Before the civil war in America, the black African people were treated as personal property and were subjected to all kind of injustice and discrimination. Slavery and discrimination, for instance, have brought severe miseries to Afro-Americans such as being treated as animals, losing their human rights, and subjecting to violence. But the real victims were the black African women, as these women had no position in society and were living the most pathetic and humiliating life.
Being a survivor of slavery, Baby Suggs has eight children but “four taken, four chased”. She spends her life working in the plantation and, when she is free from slavery, she decides to “lay it all down”. She preaches at “the Clearing” to other blacks but after seeing Sethe kill Beloved, she gives up. Her faith, her love, her imagination and her great big old heart began to collapse twenty-eight days after her daughter-in-law arrived. Other slaves have the same miserable experiences. Paul D has been put an iron bit in his mouth, chained together with forty-five slaves in Alfred, Georgia, and almost drowned in muddy water.
Stamp Paid is forced to share his wife Vashti with the slave owner. Halle goes insane at Sweet Home because he witnesses Sethe, being abused by schoolteacher and his two nephews. Sethe, the protagonist at Beloved, is whipped at Sweet Home, leaving the tree-form scars on ner back. However, these miserable experiences, given their traumatic characteristics, cannot be assimilated into the character’s personal history. Being unable to be discharged, the traumatic experiences fix on the characters’ psychic lives and disturb them thereafter.
In Beloved, at first, blacks are at the hands of white people and they are slave. They have not only “...been abused by white men...”, but also they begin to lose their humanity. Even, the black people aren’t given permission to learn writing and reading. It is clear that if blacks could write they should not be treated as animals”. The female characters in the novel, especially Baby Suggs is brave to mention the inhuman acts of white race in her community. “Those white things have taken all I had or dreamt,” she said, “and broke my heartstrings, too. There is no bad luck in the world but white folks”. Baby Suggs utterances help one to visualize the hardness of the black life in a racist surrounding.

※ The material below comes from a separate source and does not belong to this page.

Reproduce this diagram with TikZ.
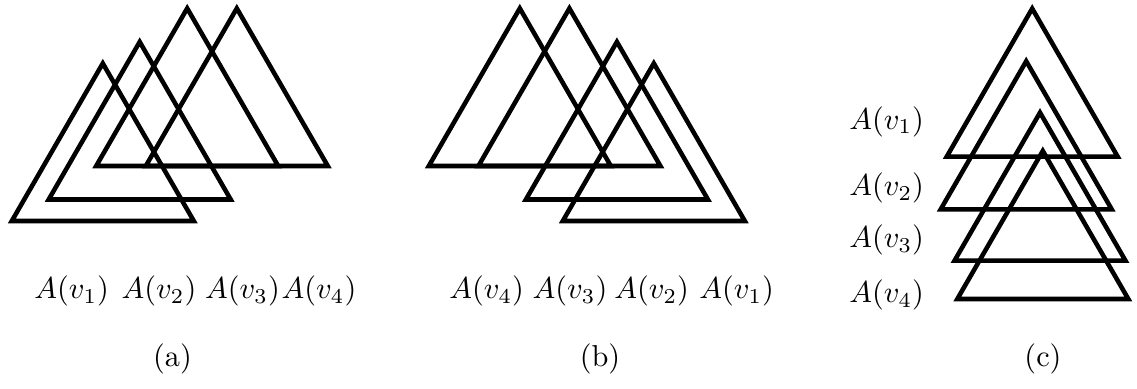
\documentclass[tikz,border=0pt]{standalone}
\usepackage{tikz}
% base centre x, base y, side length
\newcommand{\drawtri}[3]{\draw[tri] (#1-#3/2,#2) -- ++(#3,0) -- ++(-#3/2,0.866*#3) -- cycle;}

\begin{document}
\begin{tikzpicture}[x=0.33pt, y=0.33pt,
  tri/.style={line width=1.5pt, line join=miter},
  lbl/.style={inner sep=0pt},
]
\useasboundingbox (0,0) rectangle (1137,389);

% (a) shifted to the right
\drawtri{102.8}{168}{182}
\drawtri{139.7}{189.5}{182}
\drawtri{187.2}{223}{182}
\drawtri{236.8}{223}{182}

% (b) shifted to the left
\drawtri{519.8}{223}{182}
\drawtri{569.4}{223}{182}
\drawtri{616.9}{189.5}{182}
\drawtri{653.8}{168}{182}

% (c) stacked
\drawtri{1032.2}{232.3}{171}
\drawtri{1026.2}{179.7}{171}
\drawtri{1040}{128.3}{171}
\drawtri{1042.8}{90}{171}

% Labels
\node[lbl] (a1) at (71.7,98) {$A(v_1)$};
\node[lbl] (a2) at (159,98) {$A(v_2)$};
\node[lbl] (a3) at (242.5,98) {$A(v_3)$};
\node[lbl] (a4) at (319,98) {$A(v_4)$};

\node[lbl] (b4) at (486.7,98) {$A(v_4)$};
\node[lbl] (b3) at (570,98) {$A(v_3)$};
\node[lbl] (b2) at (651.7,98) {$A(v_2)$};
\node[lbl] (b1) at (736.7,98) {$A(v_1)$};

\node[lbl] (c1) at (886.7,267.3) {$A(v_1)$};
\node[lbl] (c2) at (886.7,201) {$A(v_2)$};
\node[lbl] (c3) at (886.7,149) {$A(v_3)$};
\node[lbl] (c4) at (886.7,94) {$A(v_4)$};

% Captions
\node[lbl] (capa) at (172.5,30) {(a)};
\node[lbl] (capb) at (600,30) {(b)};
\node[lbl] (capc) at (1043,30) {(c)};

\end{tikzpicture}
\end{document}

In most parts of the novel, the racist thoughts and attitudes are displayed vividly. Knowing the truth that Sethe has killed her own baby daughter, Paul D insists to look over the newspaper pages. “Stamp Paid reluctantly shows Paul D the clipping from the newspaper concerning Sethe’s crime. Even so, the very fact that he has kept the clipping is significant”. Both of these characters know that if a black’s face is seen on papers, there should be an unusual event, since black race is ignored even in newspapers. To white people, Sethe’s act is seen as a “...private story”. In addition to this, there is a mystery meaning under this news. “The newspaper is the product of white society”. There is also an implication that the reason of Sethe’s behaviour is white race.